PROBLEM TO WORK ON » Return all of the data exactly as given.
-- begin RAW DATA --
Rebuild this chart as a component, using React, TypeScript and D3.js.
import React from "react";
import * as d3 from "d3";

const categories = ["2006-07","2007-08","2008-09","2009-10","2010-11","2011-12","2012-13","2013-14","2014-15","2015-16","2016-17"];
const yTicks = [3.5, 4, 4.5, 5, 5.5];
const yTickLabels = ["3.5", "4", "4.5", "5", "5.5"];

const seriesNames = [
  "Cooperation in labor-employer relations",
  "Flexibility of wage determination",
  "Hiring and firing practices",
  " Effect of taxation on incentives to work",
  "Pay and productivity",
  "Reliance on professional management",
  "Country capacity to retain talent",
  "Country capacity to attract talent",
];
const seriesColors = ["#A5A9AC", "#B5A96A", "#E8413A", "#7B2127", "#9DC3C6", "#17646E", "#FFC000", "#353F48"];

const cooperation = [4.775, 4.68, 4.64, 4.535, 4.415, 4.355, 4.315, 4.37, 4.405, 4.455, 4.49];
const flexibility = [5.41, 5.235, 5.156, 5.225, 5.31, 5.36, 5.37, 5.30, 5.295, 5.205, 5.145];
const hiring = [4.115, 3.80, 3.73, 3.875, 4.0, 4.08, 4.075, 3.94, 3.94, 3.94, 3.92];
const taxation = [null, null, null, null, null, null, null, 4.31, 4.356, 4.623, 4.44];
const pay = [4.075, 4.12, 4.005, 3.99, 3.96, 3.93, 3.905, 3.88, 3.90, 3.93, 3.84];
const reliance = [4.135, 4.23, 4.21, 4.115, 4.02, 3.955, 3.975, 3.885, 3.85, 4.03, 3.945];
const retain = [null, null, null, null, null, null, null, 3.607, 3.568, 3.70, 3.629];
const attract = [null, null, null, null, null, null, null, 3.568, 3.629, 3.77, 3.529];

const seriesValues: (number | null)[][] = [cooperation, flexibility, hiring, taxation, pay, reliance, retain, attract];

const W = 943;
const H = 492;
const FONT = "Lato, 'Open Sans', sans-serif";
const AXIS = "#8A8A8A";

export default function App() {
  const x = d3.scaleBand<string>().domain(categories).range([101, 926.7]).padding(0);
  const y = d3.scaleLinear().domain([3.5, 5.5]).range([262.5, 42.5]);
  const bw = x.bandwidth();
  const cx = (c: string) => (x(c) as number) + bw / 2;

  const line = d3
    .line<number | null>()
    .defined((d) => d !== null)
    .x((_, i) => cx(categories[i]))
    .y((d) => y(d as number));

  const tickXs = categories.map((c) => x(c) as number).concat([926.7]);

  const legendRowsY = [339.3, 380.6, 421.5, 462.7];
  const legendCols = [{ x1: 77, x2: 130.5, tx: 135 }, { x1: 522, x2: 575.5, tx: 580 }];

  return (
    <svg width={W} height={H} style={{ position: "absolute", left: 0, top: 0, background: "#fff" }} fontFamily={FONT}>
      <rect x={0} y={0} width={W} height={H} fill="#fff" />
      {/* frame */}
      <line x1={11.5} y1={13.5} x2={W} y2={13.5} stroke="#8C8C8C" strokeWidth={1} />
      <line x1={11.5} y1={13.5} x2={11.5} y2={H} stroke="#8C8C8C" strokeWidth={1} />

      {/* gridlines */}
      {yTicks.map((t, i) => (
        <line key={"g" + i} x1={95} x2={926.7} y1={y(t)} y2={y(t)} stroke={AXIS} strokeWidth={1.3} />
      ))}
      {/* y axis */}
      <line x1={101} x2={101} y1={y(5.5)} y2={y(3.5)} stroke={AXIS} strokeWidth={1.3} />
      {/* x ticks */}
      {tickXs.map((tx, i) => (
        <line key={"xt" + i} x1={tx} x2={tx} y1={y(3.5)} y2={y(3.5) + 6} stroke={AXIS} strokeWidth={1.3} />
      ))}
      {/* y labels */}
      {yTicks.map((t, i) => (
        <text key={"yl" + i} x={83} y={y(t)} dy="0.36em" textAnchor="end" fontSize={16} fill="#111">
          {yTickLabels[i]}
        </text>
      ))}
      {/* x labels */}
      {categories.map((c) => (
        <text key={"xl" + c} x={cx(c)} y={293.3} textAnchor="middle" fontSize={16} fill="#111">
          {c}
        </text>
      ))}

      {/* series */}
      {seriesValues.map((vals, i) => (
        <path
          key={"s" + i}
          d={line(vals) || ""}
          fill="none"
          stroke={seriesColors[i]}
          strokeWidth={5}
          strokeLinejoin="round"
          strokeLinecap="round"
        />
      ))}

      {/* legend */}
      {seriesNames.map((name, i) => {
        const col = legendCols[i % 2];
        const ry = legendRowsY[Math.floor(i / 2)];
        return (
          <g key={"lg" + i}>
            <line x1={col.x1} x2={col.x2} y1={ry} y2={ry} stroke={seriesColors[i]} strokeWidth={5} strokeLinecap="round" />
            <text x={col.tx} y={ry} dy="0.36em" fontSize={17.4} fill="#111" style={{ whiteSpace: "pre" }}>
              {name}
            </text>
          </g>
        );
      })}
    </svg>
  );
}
-- end RAW DATA --
COMPLETE RESPONSE »
Rebuild this chart as a component, using React, TypeScript and D3.js.
import React from "react";
import * as d3 from "d3";

const categories = ["2006-07","2007-08","2008-09","2009-10","2010-11","2011-12","2012-13","2013-14","2014-15","2015-16","2016-17"];
const yTicks = [3.5, 4, 4.5, 5, 5.5];
const yTickLabels = ["3.5", "4", "4.5", "5", "5.5"];

const seriesNames = [
  "Cooperation in labor-employer relations",
  "Flexibility of wage determination",
  "Hiring and firing practices",
  " Effect of taxation on incentives to work",
  "Pay and productivity",
  "Reliance on professional management",
  "Country capacity to retain talent",
  "Country capacity to attract talent",
];
const seriesColors = ["#A5A9AC", "#B5A96A", "#E8413A", "#7B2127", "#9DC3C6", "#17646E", "#FFC000", "#353F48"];

const cooperation = [4.775, 4.68, 4.64, 4.535, 4.415, 4.355, 4.315, 4.37, 4.405, 4.455, 4.49];
const flexibility = [5.41, 5.235, 5.156, 5.225, 5.31, 5.36, 5.37, 5.30, 5.295, 5.205, 5.145];
const hiring = [4.115, 3.80, 3.73, 3.875, 4.0, 4.08, 4.075, 3.94, 3.94, 3.94, 3.92];
const taxation = [null, null, null, null, null, null, null, 4.31, 4.356, 4.623, 4.44];
const pay = [4.075, 4.12, 4.005, 3.99, 3.96, 3.93, 3.905, 3.88, 3.90, 3.93, 3.84];
const reliance = [4.135, 4.23, 4.21, 4.115, 4.02, 3.955, 3.975, 3.885, 3.85, 4.03, 3.945];
const retain = [null, null, null, null, null, null, null, 3.607, 3.568, 3.70, 3.629];
const attract = [null, null, null, null, null, null, null, 3.568, 3.629, 3.77, 3.529];

const seriesValues: (number | null)[][] = [cooperation, flexibility, hiring, taxation, pay, reliance, retain, attract];

const W = 943;
const H = 492;
const FONT = "Lato, 'Open Sans', sans-serif";
const AXIS = "#8A8A8A";

export default function App() {
  const x = d3.scaleBand<string>().domain(categories).range([101, 926.7]).padding(0);
  const y = d3.scaleLinear().domain([3.5, 5.5]).range([262.5, 42.5]);
  const bw = x.bandwidth();
  const cx = (c: string) => (x(c) as number) + bw / 2;

  const line = d3
    .line<number | null>()
    .defined((d) => d !== null)
    .x((_, i) => cx(categories[i]))
    .y((d) => y(d as number));

  const tickXs = categories.map((c) => x(c) as number).concat([926.7]);

  const legendRowsY = [339.3, 380.6, 421.5, 462.7];
  const legendCols = [{ x1: 77, x2: 130.5, tx: 135 }, { x1: 522, x2: 575.5, tx: 580 }];

  return (
    <svg width={W} height={H} style={{ position: "absolute", left: 0, top: 0, background: "#fff" }} fontFamily={FONT}>
      <rect x={0} y={0} width={W} height={H} fill="#fff" />
      {/* frame */}
      <line x1={11.5} y1={13.5} x2={W} y2={13.5} stroke="#8C8C8C" strokeWidth={1} />
      <line x1={11.5} y1={13.5} x2={11.5} y2={H} stroke="#8C8C8C" strokeWidth={1} />

      {/* gridlines */}
      {yTicks.map((t, i) => (
        <line key={"g" + i} x1={95} x2={926.7} y1={y(t)} y2={y(t)} stroke={AXIS} strokeWidth={1.3} />
      ))}
      {/* y axis */}
      <line x1={101} x2={101} y1={y(5.5)} y2={y(3.5)} stroke={AXIS} strokeWidth={1.3} />
      {/* x ticks */}
      {tickXs.map((tx, i) => (
        <line key={"xt" + i} x1={tx} x2={tx} y1={y(3.5)} y2={y(3.5) + 6} stroke={AXIS} strokeWidth={1.3} />
      ))}
      {/* y labels */}
      {yTicks.map((t, i) => (
        <text key={"yl" + i} x={83} y={y(t)} dy="0.36em" textAnchor="end" fontSize={16} fill="#111">
          {yTickLabels[i]}
        </text>
      ))}
      {/* x labels */}
      {categories.map((c) => (
        <text key={"xl" + c} x={cx(c)} y={293.3} textAnchor="middle" fontSize={16} fill="#111">
          {c}
        </text>
      ))}

      {/* series */}
      {seriesValues.map((vals, i) => (
        <path
          key={"s" + i}
          d={line(vals) || ""}
          fill="none"
          stroke={seriesColors[i]}
          strokeWidth={5}
          strokeLinejoin="round"
          strokeLinecap="round"
        />
      ))}

      {/* legend */}
      {seriesNames.map((name, i) => {
        const col = legendCols[i % 2];
        const ry = legendRowsY[Math.floor(i / 2)];
        return (
          <g key={"lg" + i}>
            <line x1={col.x1} x2={col.x2} y1={ry} y2={ry} stroke={seriesColors[i]} strokeWidth={5} strokeLinecap="round" />
            <text x={col.tx} y={ry} dy="0.36em" fontSize={17.4} fill="#111" style={{ whiteSpace: "pre" }}>
              {name}
            </text>
          </g>
        );
      })}
    </svg>
  );
}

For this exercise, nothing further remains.